One day, she got a phone call from Iwalani Rodriguez, the wife of Chi Chi Rodriguez. "She told me, 'We love your story and we'd like to be involved in the project,'" Paolicelli said. She flew to meet Rodriguez in Puerto Rico, and "on a handshake deal," he agreed to start his own publishing company to bring "Coqui" to print.
"I was nobody, he didn't know who I was, and he was happy to meet with me," Paolicelli said. "I went to the bathroom to cry, because I thought about my father and all those memories came back." Her parents did not live to see the book's publication.
In 2007, "Coqui" appeared in print. It has since won the first-place International Latino Book Award for Best Educational Children's Book in English and second place for Best Children's Picture Book in English. It's now in its fourth printing and is still selling well, although Paolicelli is the sole driving force behind generating publicity. "I wear a lot of hats," she said, smiling.
Through her website, Paolicelli posts updates and announces appearances at schools and bookstores. Chi Chi Rodriguez also promotes "Coqui" during interviews, and has given a copy of it to the White House, Paolicelli said with a smile.

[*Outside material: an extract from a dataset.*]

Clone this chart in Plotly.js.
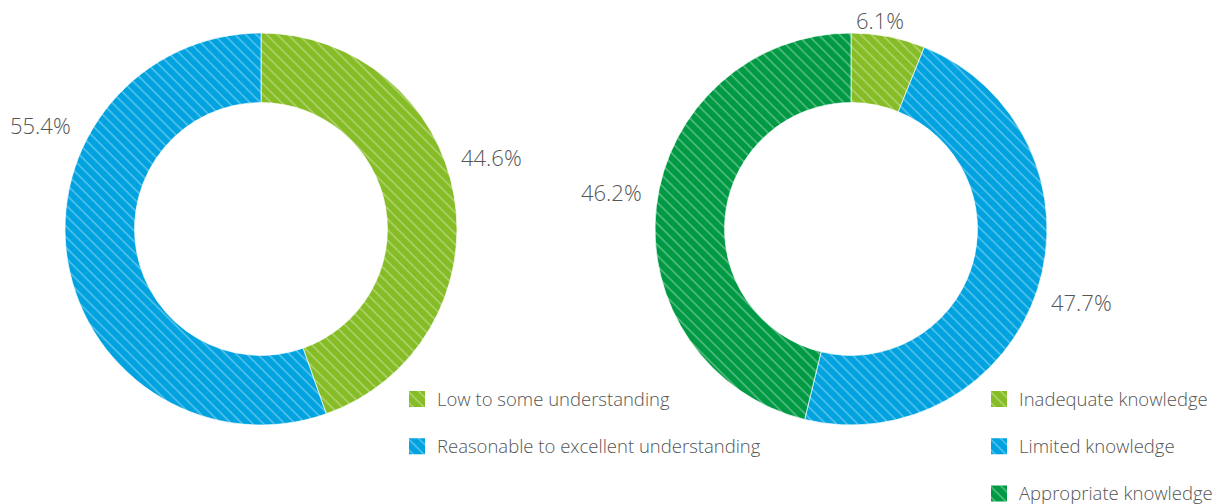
<!DOCTYPE html>
<html><head><meta charset="utf-8">
<script src="https://cdn.plot.ly/plotly-3.0.1.min.js"></script>
<style>html,body{margin:0;padding:0;background:#fff}#chart{width:1216px;height:504px}</style>
</head><body><div id="chart"></div>
<script>
// Data
const leftCategories = ["Low to some understanding", "Reasonable to excellent understanding"];
const leftValues = [44.6, 55.4];
const rightCategories = ["Inadequate knowledge", "Limited knowledge", "Appropriate knowledge"];
const rightValues = [6.1, 47.7, 46.2];

// Styles
const leftColors = ["#86BC25", "#00A3E0"];
const rightColors = ["#86BC25", "#00A3E0", "#009A44"];
const textColor = "#555555";
const fontFam = "Open Sans, Noto Sans, sans-serif";

// legend entries: visible text at 18.5px, a blank second line gives the row spacing
const legendLabel = c => "<span style='font-size:18.5px'>" + c + "</span><br> ";

const traces = [
  {
    type: "pie", labels: leftCategories.map(legendLabel), values: leftValues,
    hole: 0.645, sort: false, direction: "clockwise", rotation: 0,
    textinfo: "none", hoverinfo: "percent",
    marker: {colors: leftColors, line: {color: "rgba(255,255,255,0.7)", width: 1}},
    domain: {x: [65/1216, 457/1216], y: [1-425/504, 1-33/504]},
    legend: "legend"
  },
  {
    type: "pie", labels: rightCategories.map(legendLabel), values: rightValues,
    hole: 0.645, sort: false, direction: "clockwise", rotation: 0,
    textinfo: "none", hoverinfo: "percent",
    marker: {colors: rightColors, line: {color: "rgba(255,255,255,0.7)", width: 1}},
    domain: {x: [655/1216, 1047/1216], y: [1-425/504, 1-33/504]},
    legend: "legend2"
  }
];

// value label positions (paper coords)
const leftLabelPos = [[0.4046, 0.6885], [0.0329, 0.752]];
const rightLabelPos = [[0.7237, 0.9603], [0.889, 0.4008], [0.5025, 0.619]];
const labelFont = {size: 22, color: textColor, family: fontFam, weight: 300};
const annotations = [];
leftValues.forEach((v, i) => annotations.push({text: v.toFixed(1) + "%", x: leftLabelPos[i][0], y: leftLabelPos[i][1], xref: "paper", yref: "paper", xanchor: "center", yanchor: "middle", showarrow: false, font: labelFont}));
rightValues.forEach((v, i) => annotations.push({text: v.toFixed(1) + "%", x: rightLabelPos[i][0], y: rightLabelPos[i][1], xref: "paper", yref: "paper", xanchor: "center", yanchor: "middle", showarrow: false, font: labelFont}));

const legendFont = {size: 17, color: textColor, family: fontFam, weight: 300};
const layout = {
  width: 1216, height: 504,
  margin: {l: 0, r: 0, t: 0, b: 0, autoexpand: false},
  paper_bgcolor: "#ffffff",
  showlegend: true,
  legend: {x: 397/1216, y: 1 - 381.5/504, xref: "container", yref: "container", xanchor: "left", yanchor: "top", font: legendFont, valign: "top", bgcolor: "rgba(0,0,0,0)"},
  legend2: {x: 979/1216, y: 1 - 381.5/504, xref: "container", yref: "container", xanchor: "left", yanchor: "top", font: legendFont, valign: "top", bgcolor: "rgba(0,0,0,0)"},
  annotations: annotations
};

function addStripes(gd) {
  const NS = "http://www.w3.org/2000/svg";
  const svg = gd.querySelector("svg.main-svg");
  const defs = document.createElementNS(NS, "defs");
  const p = document.createElementNS(NS, "pattern");
  p.setAttribute("id", "diagStripes");
  p.setAttribute("patternUnits", "userSpaceOnUse");
  p.setAttribute("width", "7.5"); p.setAttribute("height", "7.5");
  p.setAttribute("patternTransform", "rotate(45)");
  const r = document.createElementNS(NS, "rect");
  r.setAttribute("width", "7.5"); r.setAttribute("height", "1.6");
  r.setAttribute("fill", "#ffffff"); r.setAttribute("fill-opacity", "0.33");
  p.appendChild(r); defs.appendChild(p); svg.insertBefore(defs, svg.firstChild);

  gd.querySelectorAll(".pielayer path.surface").forEach(path => {
    const c = path.cloneNode(false);
    c.removeAttribute("class");
    c.setAttribute("style", "fill:url(#diagStripes);stroke:none;pointer-events:none");
    path.parentNode.insertBefore(c, path.nextSibling);
  });
  gd.querySelectorAll(".legendpoints path").forEach(path => {
    path.setAttribute("d", "M8,8H-8V-8H8Z");
    path.style.stroke = "none";
    const c = path.cloneNode(false);
    c.removeAttribute("class");
    c.setAttribute("style", "fill:url(#diagStripes);stroke:none");
    path.parentNode.insertBefore(c, path.nextSibling);
  });
}

Plotly.newPlot("chart", traces, layout, {displayModeBar: false, staticPlot: true}).then(addStripes);
</script></body></html>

By the time the book was printed, Paolicelli had written "Lightkeepers to the Rescue!", which continues Carlito the Coqui's adventures. This time, he visits all of Puerto Rico's historic lighthouses. Printed in 2012, the large-format book, illustrated by Susan Daly, is ready to go into its second printing. It has also won critical acclaim and awards, including a first place at the International Latino Book Awards, and honorable mentions at the New York Book Festival and Hollywood Book Festival.
Both books have been published only in English so far, Paolicelli said. She would love to see them translated into Spanish, but doing so is like publishing a whole new book, with new text design, and the project is on a back burner for now.
Paolicelli is in the planning stages for publishing her third book, "A Jibarito's Miracle," which is set in the 1900s and centers on the jibaro peasants of Puerto Rico. The chapter book is set in Arecibo, the town where her parents grew up, and is aimed at slightly older readers than her first two picture books. Paolicelli is again working with graphic designer Amy Stewart, of Ami Designs in West Grove, on the look of the new book. It should be published in a year.
Through her personal appearances and from reading feedback on her website, Paolicelli said she has learned that "kids just love the frogs. I play a recording of the sound of the frogs when I do appearances. What I've been getting from the children is that they love that it's educational and entertaining. One of the kids said, 'Marisa, I love your book because it's reading, but it's fun.'"
"Lightkeepers" also won the Latino Books Into Movies Award, opening the door for a possible animated version of the story, Paolicelli said. "They're taking the book to key producers and directors for possible animation," she said. "I met last week with an animator who right now is working with South Park Studios. I'm getting a three-page script together for him, a storyboard. From there, we present it to key producers."
Having worked as a paralegal secretary in a West Chester attorney's office, Paolicelli said she is now solely a full-time author and promoter of her own work. "I put a lot of love into it," she said of the non-stop work, which pays off in unexpected ways.
"The first book signing for 'Coqui' was held at El Yunque, a rainforest in Puerto Rico," she said. "Tanja, the illustrator, and I were there. The next day, she sent me an e-mail stating that, as she waited in line at the airport to return home, a little boy was also waiting in line. He came up to her and tugged on her shirt and said, 'I remember you! You're the illustrator. My mommy bought your book and I love it so much I fell asleep with it! I slept with 'There's a Coqui in My Shoe!''
"This is what it's all about for me," Paolicelli said. "Putting a smile on children's faces."